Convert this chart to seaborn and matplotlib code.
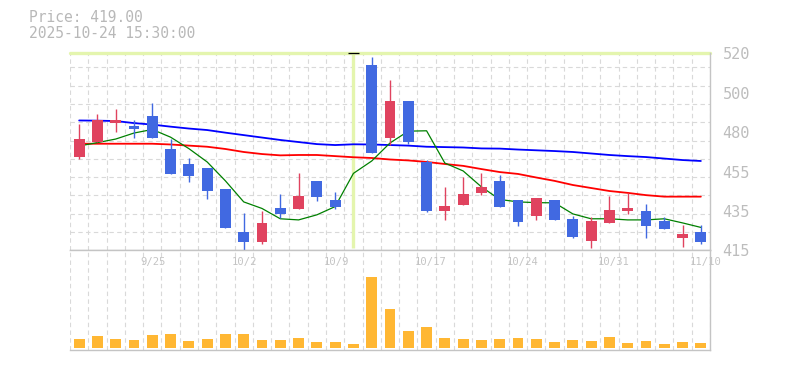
import numpy as np
import pandas as pd
import matplotlib
matplotlib.use("Agg")
import matplotlib.pyplot as plt
import matplotlib.transforms as mtransforms
import seaborn as sns

nan = np.nan

# ---------------- data ----------------
dates = ["9/18", "9/19", "9/22", "9/24", "9/25", "9/26", "9/29", "9/30", "10/1", "10/2",
         "10/3", "10/6", "10/7", "10/8", "10/9", "10/10", "10/14", "10/15", "10/16", "10/17",
         "10/20", "10/21", "10/22", "10/23", "10/24", "10/27", "10/28", "10/29", "10/30", "10/31",
         "11/4", "11/5", "11/6", "11/7", "11/10"]

opens = [464.9, 472.8, 482.9, 481.2, 486.5, 469.0, 461.0, 458.9, 447.7, 424.8,
         419.2, 437.6, 437.2, 452.0, 442.0, nan, 513.6, 475.0, 494.5, 462.1,
         436.2, 439.4, 445.7, 452.0, 441.9, 433.5, 441.9, 431.8, 420.2, 429.3,
         436.2, 436.0, 430.7, 421.3, 424.8]
highs = [482.3, 487.6, 490.2, 484.4, 493.4, 474.3, 464.2, 458.9, 447.7, 434.9,
         436.0, 445.0, 456.2, 452.0, 446.1, nan, 517.9, 505.6, 494.5, 463.1,
         448.8, 454.1, 456.2, 455.1, 441.9, 442.9, 441.9, 433.5, 433.0, 444.1,
         445.6, 439.7, 432.8, 428.7, 428.7]
lows = [463.6, 472.5, 478.2, 475.0, 475.0, 455.7, 451.6, 442.5, 427.1, 414.9,
        418.1, 432.4, 437.2, 441.5, 437.2, nan, 467.0, 471.1, 471.8, 435.5,
        431.4, 439.4, 444.7, 438.3, 428.2, 431.4, 431.4, 421.3, 416.0, 429.3,
        434.6, 421.3, 426.1, 417.0, 418.1]
closes = [474.3, 484.4, 484.4, 479.6, 475.0, 455.7, 454.8, 446.8, 427.1, 419.2,
          429.6, 434.6, 444.1, 443.6, 438.3, nan, 467.0, 494.5, 472.8, 436.0,
          438.7, 445.0, 448.9, 438.3, 430.3, 442.9, 431.4, 422.3, 430.7, 436.5,
          437.6, 428.2, 426.1, 423.9, 419.2]

ma_short = [470.6, 472.4, 474.3, 477.5, 479.4, 475.3, 469.2, 462.1, 452.0, 440.8,
            437.3, 431.8, 431.2, 433.9, 438.3, 456.0, 462.6, 472.2, 478.5, 478.7,
            461.5, 457.3, 448.8, 442.1, 440.8, 440.4, 440.3, 434.4, 431.8, 431.8,
            431.2, 431.2, 431.8, 429.6, 427.2]
ma_mid = [471.8, 471.8, 471.8, 471.8, 471.8, 471.4, 470.8, 470.2, 469.0, 467.4,
          466.3, 465.6, 465.8, 465.8, 465.2, 464.6, 464.2, 463.4, 462.9, 462.1,
          461.0, 460.0, 458.3, 456.7, 455.7, 453.8, 452.0, 449.8, 448.2, 446.6,
          445.6, 444.4, 443.6, 443.6, 443.6]
ma_long = [484.2, 484.1, 483.9, 482.8, 482.0, 480.9, 479.9, 479.1, 477.7, 476.4,
           475.1, 473.8, 472.7, 471.6, 471.1, 471.5, 471.4, 471.1, 470.8, 470.2,
           470.0, 469.8, 469.3, 469.2, 468.7, 468.3, 467.9, 467.4, 466.6, 465.8,
           465.2, 464.7, 463.9, 463.1, 462.6]

volume = [87, 117, 87, 77, 127, 137, 67, 87, 137, 137,
          77, 77, 97, 57, 57, 37, 707, 387, 167, 207,
          97, 87, 77, 87, 97, 87, 57, 77, 67, 107,
          47, 67, 37, 57, 47]

tick_dates = ["9/25", "10/2", "10/9", "10/17", "10/24", "10/31", "11/10"]
ytick_vals = [415, 436, 457, 478, 499, 520]
ytick_labels = ["415", "435", "455", "480", "500", "520"]
price_text = "Price: 419.00"
time_text = "2025-10-24 15:30:00"
cursor_index = 15
cursor_price = 520

# ---------------- style ----------------
sns.set_theme(style="white")
plt.rcParams["font.family"] = ["DejaVu Sans Mono", "DejaVu Sans"]

UP = "#E0435F"
DOWN = "#4169E1"
VOL = "#FFB733"
GRID = "#d9d9d9"
FRAME = "#c4c4c4"
TXT = "#b8b8b8"
CROSS = "#e4f5ae"

W, H = 785, 370
fig = plt.figure(figsize=(W / 100, H / 100), dpi=100)
fig.patch.set_facecolor("white")

L, R = 70, 710
P_TOP, P_BOT = 53.3, 250.3
V_BOT = 349.7
ax = fig.add_axes([L / W, 1 - P_BOT / H, (R - L) / W, (P_BOT - P_TOP) / H])
axv = fig.add_axes([L / W, 1 - V_BOT / H, (R - L) / W, (V_BOT - P_BOT) / H])

n = len(dates)
idx = np.arange(n)
df = pd.DataFrame({"i": idx, "date": dates, "open": opens, "high": highs,
                   "low": lows, "close": closes, "ma_s": ma_short, "ma_m": ma_mid,
                   "ma_l": ma_long, "vol": volume})

ylo, yhi = 415, 520
grid_kw = dict(color=GRID, lw=0.8, ls=(0, (4, 3)), zorder=0)

# ---------- price panel ----------
for a in (ax, axv):
    for k in range(n + 1):
        a.axvline(k - 0.5, **grid_kw)
step = (yhi - ylo) * 18.29 / (P_BOT - P_TOP)
for k in range(1, 11):
    ax.axhline(ylo + step * k, **grid_kw)

# cursor
ax.axhline(cursor_price, color=CROSS, lw=2.4, zorder=1.5, clip_on=False)
ax.vlines(cursor_index, 416.3, cursor_price, color=CROSS, lw=2.4, zorder=1.5)
ax.hlines(cursor_price + 0.35, cursor_index - 0.3, cursor_index + 0.3, color="black",
          lw=0.9, zorder=4, clip_on=False)

sns.lineplot(data=df, x="i", y="ma_l", ax=ax, color="#0000FF", lw=1.3, zorder=2)
sns.lineplot(data=df, x="i", y="ma_m", ax=ax, color="#FF0000", lw=1.3, zorder=2)
sns.lineplot(data=df, x="i", y="ma_s", ax=ax, color="#008000", lw=0.9, zorder=2)

valid = df.dropna(subset=["open"])
cols = [UP if c >= o else DOWN for o, c in zip(valid["open"], valid["close"])]
ax.vlines(valid["i"], valid["low"], valid["high"], colors=cols, lw=1.0, zorder=3)
body_lo = np.minimum(valid["open"], valid["close"])
body_h = np.maximum(np.abs(valid["close"] - valid["open"]), 0.6)
ax.bar(valid["i"], body_h, bottom=body_lo, width=0.6, color=cols, lw=0, zorder=3)

ax.set_xlim(-0.5, n - 0.5)
ax.set_ylim(ylo, yhi)
ax.set_xticks([])
ax.set_xlabel("")
ax.set_ylabel("")
ax.yaxis.tick_right()
ax.set_yticks(ytick_vals)
ax.set_yticklabels(ytick_labels)
ax.tick_params(axis="y", length=0, pad=9, labelsize=11, labelcolor="#bdbdbd")
for s in ("left", "top"):
    ax.spines[s].set_visible(False)
for s in ("bottom", "right"):
    ax.spines[s].set_color(FRAME)
    ax.spines[s].set_linewidth(1.0)

# ---------- volume panel ----------
sns.barplot(data=df, x="i", y="vol", ax=axv, native_scale=True, color=VOL,
            saturation=1, width=0.6, linewidth=0, zorder=2)
axv.set_xlim(-0.5, n - 0.5)
axv.set_ylim(-20, (P_BOT - 347.7) * -10 * -1 + 0)
axv.set_ylim(-20, (347.7 - P_BOT) * 10)
axv.set_xticks([])
axv.set_yticks([])
axv.set_xlabel("")
axv.set_ylabel("")
for s in ("left",):
    axv.spines[s].set_visible(False)
for s in ("bottom", "right", "top"):
    axv.spines[s].set_color(FRAME)
    axv.spines[s].set_linewidth(1.0)

off = mtransforms.ScaledTranslation(-11.5 / 100, 0, fig.dpi_scale_trans)
tr = mtransforms.blended_transform_factory(axv.transData, axv.transAxes) + off
for d in tick_dates:
    axv.text(dates.index(d), 1 - 12 / (V_BOT - P_BOT), d, transform=tr, ha="left",
             va="center", fontsize=7.6, color="#c4c4c4", clip_on=False)

# ---------- header ----------
fig.text(29 / W, 1 - 18 / H, price_text, ha="left", va="center", fontsize=10.5, color=TXT)
fig.text(29 / W, 1 - 33 / H, time_text, ha="left", va="center", fontsize=10.5, color=TXT)

fig.savefig("out.png", dpi=100, facecolor="white")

[Objective]: Repeat the listing above from its first line through the line that contains "nan = np.nan", both included, and nothing more. Drop the pictures.

[Solution for this exercise]:
Convert this chart to seaborn and matplotlib code.
import numpy as np
import pandas as pd
import matplotlib
matplotlib.use("Agg")
import matplotlib.pyplot as plt
import matplotlib.transforms as mtransforms
import seaborn as sns

nan = np.nan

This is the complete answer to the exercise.